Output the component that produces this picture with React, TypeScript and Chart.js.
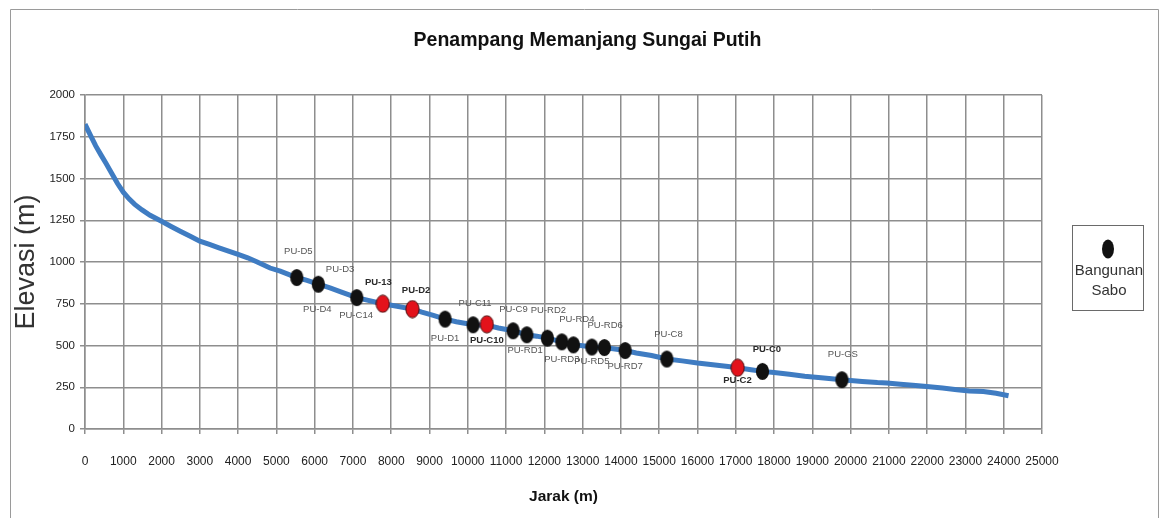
import React, { useEffect, useRef } from 'react';
import { Chart, registerables } from 'chart.js';

Chart.register(...registerables);

// ---- Data ----
const chartTitle = 'Penampang Memanjang Sungai Putih';
const xAxisTitle = 'Jarak (m)';
const yAxisTitle = 'Elevasi (m)';
const legendLines = ['Bangunan', 'Sabo'];

const xTickLabels = ['0', '1000', '2000', '3000', '4000', '5000', '6000', '7000', '8000', '9000', '10000', '11000', '12000', '13000', '14000', '15000', '16000', '17000', '18000', '19000', '20000', '21000', '22000', '23000', '24000', '25000'];
const yTickLabels = ['0', '250', '500', '750', '1000', '1250', '1500', '1750', '2000'];

const profileDistance = [0, 150, 280, 420, 540, 700, 850, 1000, 1150, 1300, 1490, 1700, 2000, 2250, 2500, 2750, 3000, 3250, 3500, 3750, 4000, 4250, 4500, 4834, 5100, 5532, 5800, 6096, 6400, 6700, 7100, 7400, 7779, 8150, 8553, 8800, 9100, 9407, 9700, 10138, 10497, 10800, 11184, 11542, 11800, 12080, 12456, 12759, 13000, 13240, 13569, 13800, 14110, 14400, 14800, 15200, 15600, 16000, 16400, 16800, 17050, 17400, 17698, 18000, 18400, 18800, 19300, 19773, 20300, 20700, 20950, 21300, 21700, 21990, 22400, 22780, 23100, 23470, 23800, 24126];
const profileElevation = [1825, 1755, 1695, 1640, 1594, 1530, 1470, 1418, 1378, 1345, 1312, 1280, 1244, 1213, 1183, 1154, 1125, 1105, 1085, 1065, 1045, 1025, 1000, 964, 945, 907, 890, 867, 845, 820, 787, 770, 750, 735, 718, 700, 680, 658, 642, 624, 622, 605, 588, 564, 556, 544, 522, 504, 498, 491, 486, 480, 470, 455, 440, 419, 408, 395, 385, 374, 367, 355, 345, 338, 328, 316, 305, 295, 285, 278, 275, 268, 260, 255, 245, 235, 228, 225, 214, 199];

// black structures (Bangunan Sabo)
const saboDistance = [5532, 6096, 7100, 9407, 10138, 11184, 11542, 12080, 12456, 12759, 13240, 13569, 14110, 15200, 17698, 19773];
const saboElevation = [907, 867, 787, 658, 624, 588, 564, 544, 522, 504, 491, 488, 470, 419, 345, 295];

// red structures
const redDistance = [7779, 8553, 10497, 17050];
const redElevation = [750, 718, 627, 367];

// structure names, anchored in data coordinates
const labelText = ['PU-D5', 'PU-D3', 'PU-D4', 'PU-C14', 'PU-13', 'PU-D2', 'PU-D1', 'PU-C11', 'PU-C10', 'PU-C9', 'PU-RD1', 'PU-RD2', 'PU-RD3', 'PU-RD4', 'PU-RD5', 'PU-RD6', 'PU-RD7', 'PU-C8', 'PU-C2', 'PU-C0', 'PU-GS'];
const labelDistance = [5573, 6663, 6070, 7081, 7664, 8649, 9407, 10191, 10497, 11192, 11497, 12106, 12456, 12848, 13240, 13588, 14110, 15242, 17045, 17813, 19799];
const labelElevation = [1063, 957, 718, 678, 877, 829, 544, 754, 530, 718, 470, 710, 419, 658, 404, 618, 375, 564, 291, 479, 445];
const labelBold = [false, false, false, false, true, true, false, false, true, false, false, false, false, false, false, false, false, false, true, true, false];

const SANS = '"Liberation Sans", Arial, sans-serif';

function makeDot(fill: string, stroke: string | null): HTMLCanvasElement {
  const c = document.createElement('canvas');
  c.width = 15;
  c.height = 19;
  const g = c.getContext('2d')!;
  g.beginPath();
  g.ellipse(7.5, 9.5, 6.6, 8.6, 0, 0, Math.PI * 2);
  g.fillStyle = fill;
  g.fill();
  if (stroke) {
    g.lineWidth = 1;
    g.strokeStyle = stroke;
    g.stroke();
  }
  return c;
}

export default function App() {
  const ref = useRef<HTMLCanvasElement>(null);

  useEffect(() => {
    document.body.style.margin = '0';
    const canvas = ref.current;
    if (!canvas) return;

    const blackDot = makeDot('#111111', null);
    const redDot = makeDot('#e3121b', '#4a0d0d');

    const framePlugin = {
      id: 'frame',
      beforeDraw(chart: any) {
        const { ctx, width, height } = chart;
        ctx.save();
        ctx.fillStyle = '#ffffff';
        ctx.fillRect(0, 0, width, height);
        ctx.strokeStyle = '#9a9a9a';
        ctx.lineWidth = 1;
        ctx.beginPath();
        ctx.moveTo(10.5, height + 2);
        ctx.lineTo(10.5, 9.5);
        ctx.lineTo(1158.5, 9.5);
        ctx.lineTo(1158.5, height + 2);
        ctx.stroke();
        ctx.restore();
      },
    };

    const labelsPlugin = {
      id: 'pointNames',
      afterDatasetsDraw(chart: any) {
        const { ctx, scales } = chart;
        const xs = scales.x;
        const ys = scales.y;
        ctx.save();
        ctx.textAlign = 'center';
        ctx.textBaseline = 'middle';
        labelText.forEach((t, i) => {
          const px = xs.getPixelForValue(labelDistance[i]);
          const py = ys.getPixelForValue(labelElevation[i]);
          if (labelBold[i]) {
            ctx.font = `bold 9.5px ${SANS}`;
            ctx.fillStyle = '#2a2a2a';
          } else {
            ctx.font = `9.5px ${SANS}`;
            ctx.fillStyle = '#555555';
          }
          ctx.fillText(t, px, py);
        });
        ctx.restore();
      },
    };

    const legendPlugin = {
      id: 'saboLegend',
      afterDraw(chart: any) {
        const { ctx } = chart;
        ctx.save();
        ctx.strokeStyle = '#6a6a6a';
        ctx.lineWidth = 1;
        ctx.strokeRect(1072.5, 225.5, 71, 85);
        ctx.fillStyle = '#111111';
        ctx.beginPath();
        ctx.ellipse(1108, 249, 6, 9.5, 0, 0, Math.PI * 2);
        ctx.fill();
        ctx.fillStyle = '#333333';
        ctx.font = `15px ${SANS}`;
        ctx.textAlign = 'center';
        ctx.textBaseline = 'middle';
        ctx.fillText(legendLines[0], 1109, 271);
        ctx.fillText(legendLines[1], 1109, 291);
        ctx.restore();
      },
    };

    const gridColor = '#8e8e8e';

    const chart = new Chart(canvas, {
      type: 'scatter',
      data: {
        datasets: [
          {
            label: 'Profil',
            data: profileDistance.map((d, i) => ({ x: d, y: profileElevation[i] })),
            showLine: true,
            borderColor: '#3f7cc2',
            borderWidth: 5,
            pointRadius: 0,
            tension: 0,
            order: 3,
          },
          {
            label: 'Bangunan Sabo',
            data: saboDistance.map((d, i) => ({ x: d, y: saboElevation[i] })),
            showLine: false,
            pointStyle: blackDot as any,
            pointRadius: 8,
            order: 2,
          },
          {
            label: 'Bangunan Sabo (merah)',
            data: redDistance.map((d, i) => ({ x: d, y: redElevation[i] })),
            showLine: false,
            pointStyle: redDot as any,
            pointRadius: 8,
            order: 1,
          },
        ],
      },
      options: {
        responsive: false,
        animation: false,
        devicePixelRatio: 1,
        layout: { padding: { left: 10, right: 0, top: 0, bottom: 0 } },
        plugins: {
          legend: { display: false },
          tooltip: { enabled: false },
          title: {
            display: true,
            text: chartTitle,
            color: '#111111',
            font: { family: SANS, size: 19.5, weight: 'bold' },
            padding: { top: 29.3, bottom: 42.3 },
          },
        },
        scales: {
          x: {
            type: 'linear',
            min: 0,
            max: 25000,
            afterFit: (s: any) => { s.height = 89; },
            afterBuildTicks: (s: any) => {
              s.ticks = xTickLabels.map((l) => ({ value: Number(l) }));
            },
            ticks: {
              autoSkip: false,
              maxRotation: 0,
              minRotation: 0,
              padding: 20,
              color: '#222222',
              font: { family: SANS, size: 12 },
              callback: (_v: any, idx: number) => xTickLabels[idx],
            },
            grid: { color: gridColor, lineWidth: 1.5, tickLength: 5, drawTicks: true, tickColor: gridColor },
            border: { display: true, color: gridColor, width: 1.5 },
            title: {
              display: true,
              text: xAxisTitle,
              color: '#111111',
              font: { family: SANS, size: 15.5, weight: 'bold' },
              padding: { top: 0, bottom: 12 },
            },
          },
          y: {
            type: 'linear',
            min: 0,
            max: 2000,
            afterFit: (s: any) => { s.width = 75; },
            afterBuildTicks: (s: any) => {
              s.ticks = yTickLabels.map((l) => ({ value: Number(l) }));
            },
            ticks: {
              padding: 5,
              color: '#222222',
              font: { family: SANS, size: 11.5 },
              callback: (_v: any, idx: number) => yTickLabels[idx],
            },
            grid: { color: gridColor, lineWidth: 1.5, tickLength: 5, drawTicks: true, tickColor: gridColor },
            border: { display: true, color: gridColor, width: 1.5 },
            title: {
              display: true,
              text: yAxisTitle,
              color: '#333333',
              font: { family: SANS, size: 27 },
              padding: { top: 0, bottom: 0 },
            },
          },
          side: {
            type: 'linear',
            position: 'right',
            display: true,
            min: 0,
            max: 1,
            afterFit: (s: any) => { s.width = 123; },
            grid: { display: false, drawTicks: false },
            border: { display: false },
            ticks: { display: false },
            title: { display: false },
          },
        },
      },
      plugins: [framePlugin, labelsPlugin, legendPlugin],
    });

    return () => chart.destroy();
  }, []);

  return (
    <div style={{ width: 1165, height: 518, position: 'relative' }}>
      <canvas ref={ref} width={1165} height={518} style={{ display: 'block' }} />
    </div>
  );
}
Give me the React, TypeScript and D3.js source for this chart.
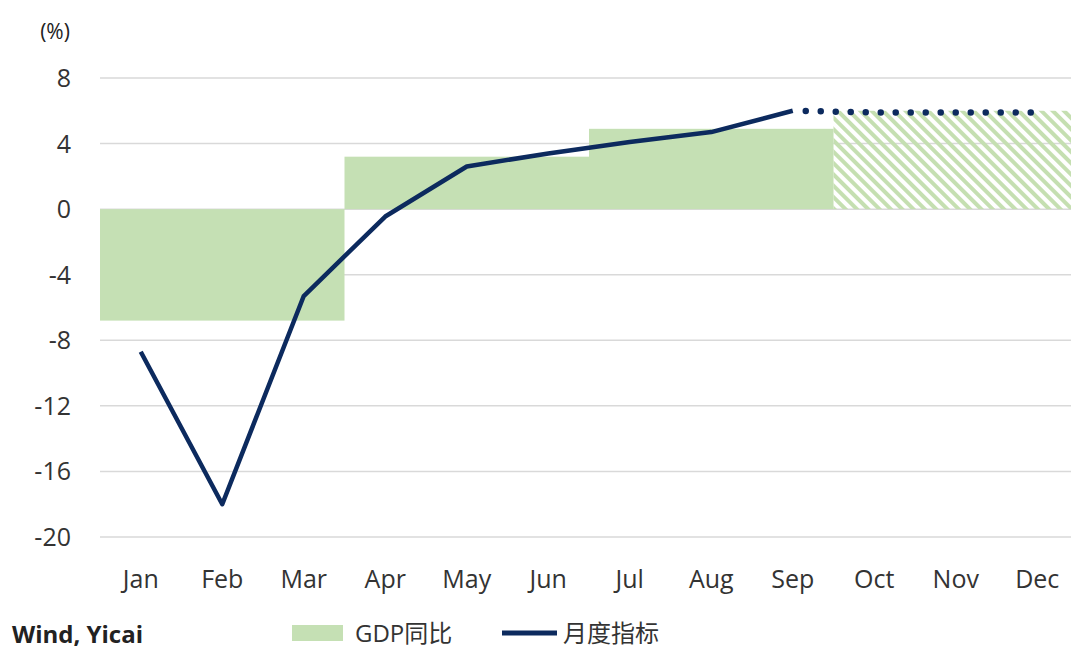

WRITTEN TASK - List all lines from the entries that include the word "this".

WRITTEN ANSWER -
Output the component that produces this picture with React, TypeScript and Chart.js.
Give me the React, TypeScript and D3.js source for this chart.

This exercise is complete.